» Provided data
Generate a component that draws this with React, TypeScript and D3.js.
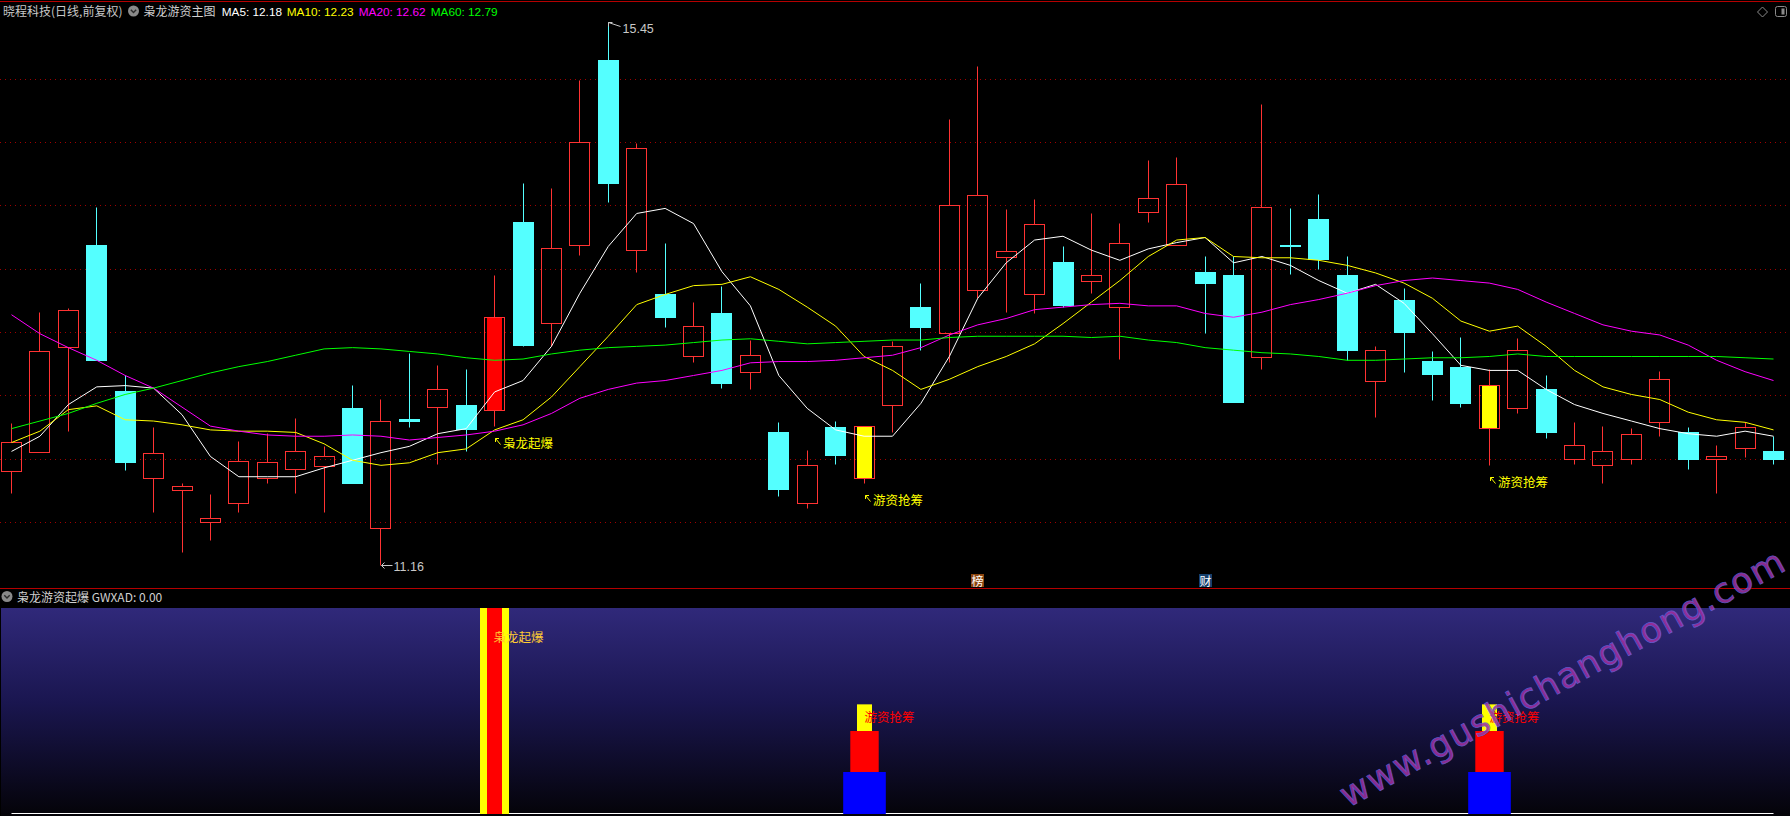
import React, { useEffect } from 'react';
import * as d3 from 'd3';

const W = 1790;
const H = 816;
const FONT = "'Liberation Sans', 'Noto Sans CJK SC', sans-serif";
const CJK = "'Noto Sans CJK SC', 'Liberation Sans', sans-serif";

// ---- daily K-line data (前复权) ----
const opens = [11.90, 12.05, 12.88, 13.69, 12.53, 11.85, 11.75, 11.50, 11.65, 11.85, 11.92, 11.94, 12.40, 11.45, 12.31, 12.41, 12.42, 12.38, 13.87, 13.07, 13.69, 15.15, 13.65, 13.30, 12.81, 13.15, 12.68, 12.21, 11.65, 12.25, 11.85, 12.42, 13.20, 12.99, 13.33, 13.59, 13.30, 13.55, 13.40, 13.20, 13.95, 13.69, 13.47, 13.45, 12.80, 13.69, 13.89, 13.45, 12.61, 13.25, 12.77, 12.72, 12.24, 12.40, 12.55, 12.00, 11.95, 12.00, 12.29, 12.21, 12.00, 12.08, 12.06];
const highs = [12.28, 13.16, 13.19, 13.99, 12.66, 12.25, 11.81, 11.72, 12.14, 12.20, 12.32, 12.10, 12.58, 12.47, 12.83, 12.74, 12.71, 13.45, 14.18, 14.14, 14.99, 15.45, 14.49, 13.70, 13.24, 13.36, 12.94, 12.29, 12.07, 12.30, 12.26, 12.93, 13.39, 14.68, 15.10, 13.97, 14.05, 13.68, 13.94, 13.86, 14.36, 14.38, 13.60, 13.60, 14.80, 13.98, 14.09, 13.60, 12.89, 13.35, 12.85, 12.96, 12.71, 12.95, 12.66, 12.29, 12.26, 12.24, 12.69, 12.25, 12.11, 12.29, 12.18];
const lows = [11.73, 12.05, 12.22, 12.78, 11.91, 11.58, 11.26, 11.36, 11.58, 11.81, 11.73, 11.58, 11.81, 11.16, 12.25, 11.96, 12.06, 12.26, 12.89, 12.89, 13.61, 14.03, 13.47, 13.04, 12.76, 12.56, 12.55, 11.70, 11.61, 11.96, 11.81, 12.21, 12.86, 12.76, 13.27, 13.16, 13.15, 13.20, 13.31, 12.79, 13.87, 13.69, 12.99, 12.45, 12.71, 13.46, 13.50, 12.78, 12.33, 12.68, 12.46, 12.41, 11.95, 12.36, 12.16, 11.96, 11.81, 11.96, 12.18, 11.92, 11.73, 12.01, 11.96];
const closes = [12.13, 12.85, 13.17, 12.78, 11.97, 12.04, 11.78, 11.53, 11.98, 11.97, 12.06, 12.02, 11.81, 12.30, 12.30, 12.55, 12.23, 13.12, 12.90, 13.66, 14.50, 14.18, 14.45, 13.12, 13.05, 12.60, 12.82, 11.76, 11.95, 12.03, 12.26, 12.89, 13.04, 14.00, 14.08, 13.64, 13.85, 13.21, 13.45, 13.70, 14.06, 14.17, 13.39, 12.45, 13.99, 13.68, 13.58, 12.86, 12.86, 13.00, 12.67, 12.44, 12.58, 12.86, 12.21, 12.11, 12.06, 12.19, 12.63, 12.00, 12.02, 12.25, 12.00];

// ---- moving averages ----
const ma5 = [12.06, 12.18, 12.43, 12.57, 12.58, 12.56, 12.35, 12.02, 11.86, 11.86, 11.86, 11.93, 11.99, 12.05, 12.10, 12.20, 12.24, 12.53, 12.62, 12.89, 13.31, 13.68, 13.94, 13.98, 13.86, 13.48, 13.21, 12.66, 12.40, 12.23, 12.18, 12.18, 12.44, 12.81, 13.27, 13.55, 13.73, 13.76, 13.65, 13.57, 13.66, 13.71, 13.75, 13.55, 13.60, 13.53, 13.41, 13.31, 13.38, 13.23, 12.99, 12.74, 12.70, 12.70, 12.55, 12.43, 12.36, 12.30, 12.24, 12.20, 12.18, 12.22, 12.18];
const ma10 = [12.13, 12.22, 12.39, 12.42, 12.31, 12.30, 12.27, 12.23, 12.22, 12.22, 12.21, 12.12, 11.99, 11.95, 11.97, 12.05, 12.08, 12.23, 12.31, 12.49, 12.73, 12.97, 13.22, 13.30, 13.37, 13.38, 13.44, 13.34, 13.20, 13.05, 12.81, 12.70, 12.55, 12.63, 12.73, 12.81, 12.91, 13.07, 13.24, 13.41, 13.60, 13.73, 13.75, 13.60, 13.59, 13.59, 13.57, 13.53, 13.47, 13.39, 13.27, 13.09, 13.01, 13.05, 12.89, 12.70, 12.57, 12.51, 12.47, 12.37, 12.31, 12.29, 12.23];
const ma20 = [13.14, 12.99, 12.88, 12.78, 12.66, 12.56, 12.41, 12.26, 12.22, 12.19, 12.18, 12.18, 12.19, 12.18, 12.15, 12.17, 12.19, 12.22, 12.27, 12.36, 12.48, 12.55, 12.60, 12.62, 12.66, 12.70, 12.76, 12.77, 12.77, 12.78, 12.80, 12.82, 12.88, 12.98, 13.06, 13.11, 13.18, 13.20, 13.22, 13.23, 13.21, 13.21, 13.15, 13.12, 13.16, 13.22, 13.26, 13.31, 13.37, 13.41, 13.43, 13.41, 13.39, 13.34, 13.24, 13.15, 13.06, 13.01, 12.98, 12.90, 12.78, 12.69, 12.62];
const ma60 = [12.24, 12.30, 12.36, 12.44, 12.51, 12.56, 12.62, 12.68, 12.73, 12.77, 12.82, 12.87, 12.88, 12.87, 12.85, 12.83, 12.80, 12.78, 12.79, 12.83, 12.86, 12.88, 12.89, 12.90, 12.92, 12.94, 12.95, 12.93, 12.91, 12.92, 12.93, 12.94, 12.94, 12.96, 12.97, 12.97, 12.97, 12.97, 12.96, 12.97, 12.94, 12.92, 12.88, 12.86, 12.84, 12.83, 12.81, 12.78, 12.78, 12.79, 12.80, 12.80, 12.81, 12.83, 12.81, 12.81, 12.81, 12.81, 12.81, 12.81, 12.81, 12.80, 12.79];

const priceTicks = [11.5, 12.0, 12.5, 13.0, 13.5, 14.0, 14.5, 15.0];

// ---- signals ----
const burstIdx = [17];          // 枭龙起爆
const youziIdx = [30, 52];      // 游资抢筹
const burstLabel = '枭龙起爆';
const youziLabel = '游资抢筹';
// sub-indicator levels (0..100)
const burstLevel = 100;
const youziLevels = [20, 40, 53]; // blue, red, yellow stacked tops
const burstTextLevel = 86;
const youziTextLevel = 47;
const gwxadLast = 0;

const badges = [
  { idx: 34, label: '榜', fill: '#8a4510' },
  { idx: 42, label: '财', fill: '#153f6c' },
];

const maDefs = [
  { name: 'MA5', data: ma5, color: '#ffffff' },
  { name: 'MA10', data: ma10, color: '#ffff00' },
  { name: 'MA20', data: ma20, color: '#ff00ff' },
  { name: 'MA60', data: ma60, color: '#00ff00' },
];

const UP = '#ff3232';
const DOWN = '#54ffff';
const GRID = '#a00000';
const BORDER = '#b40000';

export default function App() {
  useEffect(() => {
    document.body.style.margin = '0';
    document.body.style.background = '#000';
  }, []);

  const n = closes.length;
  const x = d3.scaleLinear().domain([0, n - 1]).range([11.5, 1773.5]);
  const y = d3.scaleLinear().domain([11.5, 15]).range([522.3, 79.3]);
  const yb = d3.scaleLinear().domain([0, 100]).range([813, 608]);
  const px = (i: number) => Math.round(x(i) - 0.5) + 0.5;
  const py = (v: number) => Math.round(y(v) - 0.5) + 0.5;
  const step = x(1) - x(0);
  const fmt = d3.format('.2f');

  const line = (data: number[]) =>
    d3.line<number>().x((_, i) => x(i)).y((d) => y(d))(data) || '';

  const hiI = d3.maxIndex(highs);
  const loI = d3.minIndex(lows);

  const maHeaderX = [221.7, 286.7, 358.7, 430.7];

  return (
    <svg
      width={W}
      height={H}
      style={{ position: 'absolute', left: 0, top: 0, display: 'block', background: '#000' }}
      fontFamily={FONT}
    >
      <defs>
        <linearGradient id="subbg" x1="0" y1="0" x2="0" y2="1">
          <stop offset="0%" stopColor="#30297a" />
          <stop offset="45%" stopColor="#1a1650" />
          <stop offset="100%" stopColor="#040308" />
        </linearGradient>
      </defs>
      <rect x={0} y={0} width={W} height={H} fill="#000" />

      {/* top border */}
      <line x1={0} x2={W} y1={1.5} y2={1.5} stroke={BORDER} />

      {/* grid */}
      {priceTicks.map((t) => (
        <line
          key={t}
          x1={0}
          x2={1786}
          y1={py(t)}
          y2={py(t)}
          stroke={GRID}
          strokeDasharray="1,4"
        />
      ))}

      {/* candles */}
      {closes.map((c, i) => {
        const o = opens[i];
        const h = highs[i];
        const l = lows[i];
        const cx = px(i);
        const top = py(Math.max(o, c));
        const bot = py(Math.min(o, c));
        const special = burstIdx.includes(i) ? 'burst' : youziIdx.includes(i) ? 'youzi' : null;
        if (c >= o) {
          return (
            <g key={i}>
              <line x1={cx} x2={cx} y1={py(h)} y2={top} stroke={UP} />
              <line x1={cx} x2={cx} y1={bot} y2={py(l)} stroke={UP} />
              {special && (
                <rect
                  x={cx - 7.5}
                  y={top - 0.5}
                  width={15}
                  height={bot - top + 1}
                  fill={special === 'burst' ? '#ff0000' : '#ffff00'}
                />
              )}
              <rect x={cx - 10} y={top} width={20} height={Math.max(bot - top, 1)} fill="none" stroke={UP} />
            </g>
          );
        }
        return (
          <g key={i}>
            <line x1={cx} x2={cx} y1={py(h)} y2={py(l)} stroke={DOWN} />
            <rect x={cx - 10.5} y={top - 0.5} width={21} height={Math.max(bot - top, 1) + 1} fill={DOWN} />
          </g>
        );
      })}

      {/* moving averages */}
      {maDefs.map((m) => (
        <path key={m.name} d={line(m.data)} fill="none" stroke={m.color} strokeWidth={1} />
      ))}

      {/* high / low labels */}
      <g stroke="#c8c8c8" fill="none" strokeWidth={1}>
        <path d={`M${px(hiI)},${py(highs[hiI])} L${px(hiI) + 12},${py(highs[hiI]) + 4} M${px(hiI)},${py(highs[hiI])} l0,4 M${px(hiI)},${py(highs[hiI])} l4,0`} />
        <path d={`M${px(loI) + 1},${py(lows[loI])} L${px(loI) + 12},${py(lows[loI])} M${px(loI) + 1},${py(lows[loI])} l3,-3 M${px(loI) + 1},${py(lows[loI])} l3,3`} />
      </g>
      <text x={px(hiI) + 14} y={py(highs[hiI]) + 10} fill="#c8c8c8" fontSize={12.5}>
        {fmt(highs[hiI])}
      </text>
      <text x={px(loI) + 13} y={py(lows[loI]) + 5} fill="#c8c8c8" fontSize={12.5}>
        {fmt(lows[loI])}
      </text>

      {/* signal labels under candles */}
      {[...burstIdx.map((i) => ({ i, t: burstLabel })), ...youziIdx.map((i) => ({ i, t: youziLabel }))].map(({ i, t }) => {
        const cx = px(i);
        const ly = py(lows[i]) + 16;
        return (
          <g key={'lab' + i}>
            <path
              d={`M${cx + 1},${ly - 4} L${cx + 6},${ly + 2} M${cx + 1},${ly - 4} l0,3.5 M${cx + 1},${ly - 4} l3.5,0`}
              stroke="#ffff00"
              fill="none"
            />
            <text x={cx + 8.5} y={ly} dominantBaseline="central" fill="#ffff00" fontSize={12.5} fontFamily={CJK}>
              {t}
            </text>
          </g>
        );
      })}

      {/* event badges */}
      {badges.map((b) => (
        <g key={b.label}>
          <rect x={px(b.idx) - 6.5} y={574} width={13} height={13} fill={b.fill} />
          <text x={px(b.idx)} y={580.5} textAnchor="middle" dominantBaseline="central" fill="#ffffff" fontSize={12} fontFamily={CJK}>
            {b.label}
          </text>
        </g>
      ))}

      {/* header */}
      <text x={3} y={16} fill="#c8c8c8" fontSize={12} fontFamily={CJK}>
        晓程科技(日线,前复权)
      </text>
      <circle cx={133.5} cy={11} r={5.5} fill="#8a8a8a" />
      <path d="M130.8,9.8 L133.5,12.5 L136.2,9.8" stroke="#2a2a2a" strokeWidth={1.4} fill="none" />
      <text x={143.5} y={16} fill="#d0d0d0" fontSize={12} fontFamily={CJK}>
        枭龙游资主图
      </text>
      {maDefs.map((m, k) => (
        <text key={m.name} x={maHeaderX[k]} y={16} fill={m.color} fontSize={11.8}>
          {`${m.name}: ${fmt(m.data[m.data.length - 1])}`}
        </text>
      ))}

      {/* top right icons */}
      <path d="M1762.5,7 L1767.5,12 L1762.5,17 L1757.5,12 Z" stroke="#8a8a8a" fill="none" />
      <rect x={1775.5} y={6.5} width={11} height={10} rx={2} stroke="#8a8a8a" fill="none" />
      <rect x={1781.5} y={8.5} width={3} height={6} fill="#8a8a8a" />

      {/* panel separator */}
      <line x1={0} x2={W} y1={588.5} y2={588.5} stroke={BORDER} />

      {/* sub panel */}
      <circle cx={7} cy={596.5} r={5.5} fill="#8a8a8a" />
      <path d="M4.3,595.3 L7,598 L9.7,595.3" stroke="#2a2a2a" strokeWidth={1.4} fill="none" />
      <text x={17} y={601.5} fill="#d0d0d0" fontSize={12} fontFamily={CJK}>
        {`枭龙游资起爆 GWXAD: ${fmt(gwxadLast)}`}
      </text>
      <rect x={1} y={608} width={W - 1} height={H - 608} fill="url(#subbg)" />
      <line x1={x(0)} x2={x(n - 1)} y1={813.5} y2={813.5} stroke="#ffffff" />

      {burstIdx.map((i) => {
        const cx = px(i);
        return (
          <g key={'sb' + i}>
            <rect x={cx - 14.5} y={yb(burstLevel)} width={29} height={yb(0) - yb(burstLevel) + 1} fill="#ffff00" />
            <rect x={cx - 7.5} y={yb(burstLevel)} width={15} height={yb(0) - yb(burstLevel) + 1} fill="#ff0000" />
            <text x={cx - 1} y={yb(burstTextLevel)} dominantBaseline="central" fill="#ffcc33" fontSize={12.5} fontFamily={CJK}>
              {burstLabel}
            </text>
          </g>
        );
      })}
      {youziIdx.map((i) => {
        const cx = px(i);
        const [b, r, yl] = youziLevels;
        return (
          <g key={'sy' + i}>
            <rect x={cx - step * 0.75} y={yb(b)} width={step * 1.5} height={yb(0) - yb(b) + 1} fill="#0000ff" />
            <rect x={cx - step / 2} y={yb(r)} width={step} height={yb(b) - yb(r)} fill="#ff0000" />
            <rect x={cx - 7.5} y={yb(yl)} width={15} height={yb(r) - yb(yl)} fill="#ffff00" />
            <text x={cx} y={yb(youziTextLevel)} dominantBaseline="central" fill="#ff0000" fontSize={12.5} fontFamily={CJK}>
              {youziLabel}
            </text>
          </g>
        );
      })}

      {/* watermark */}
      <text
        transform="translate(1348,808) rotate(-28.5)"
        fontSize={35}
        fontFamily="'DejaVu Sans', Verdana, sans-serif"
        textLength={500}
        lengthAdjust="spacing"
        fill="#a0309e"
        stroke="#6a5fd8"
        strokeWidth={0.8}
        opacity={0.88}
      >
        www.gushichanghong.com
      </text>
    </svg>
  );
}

» Your instructions
Give again, word for word, every line from the top of the data above to the line holding "CJK SC', 'Liberation", inclusive, with the pictures left out.

» Response to this exercise
Generate a component that draws this with React, TypeScript and D3.js.
import React, { useEffect } from 'react';
import * as d3 from 'd3';

const W = 1790;
const H = 816;
const FONT = "'Liberation Sans', 'Noto Sans CJK SC', sans-serif";
const CJK = "'Noto Sans CJK SC', 'Liberation Sans', sans-serif";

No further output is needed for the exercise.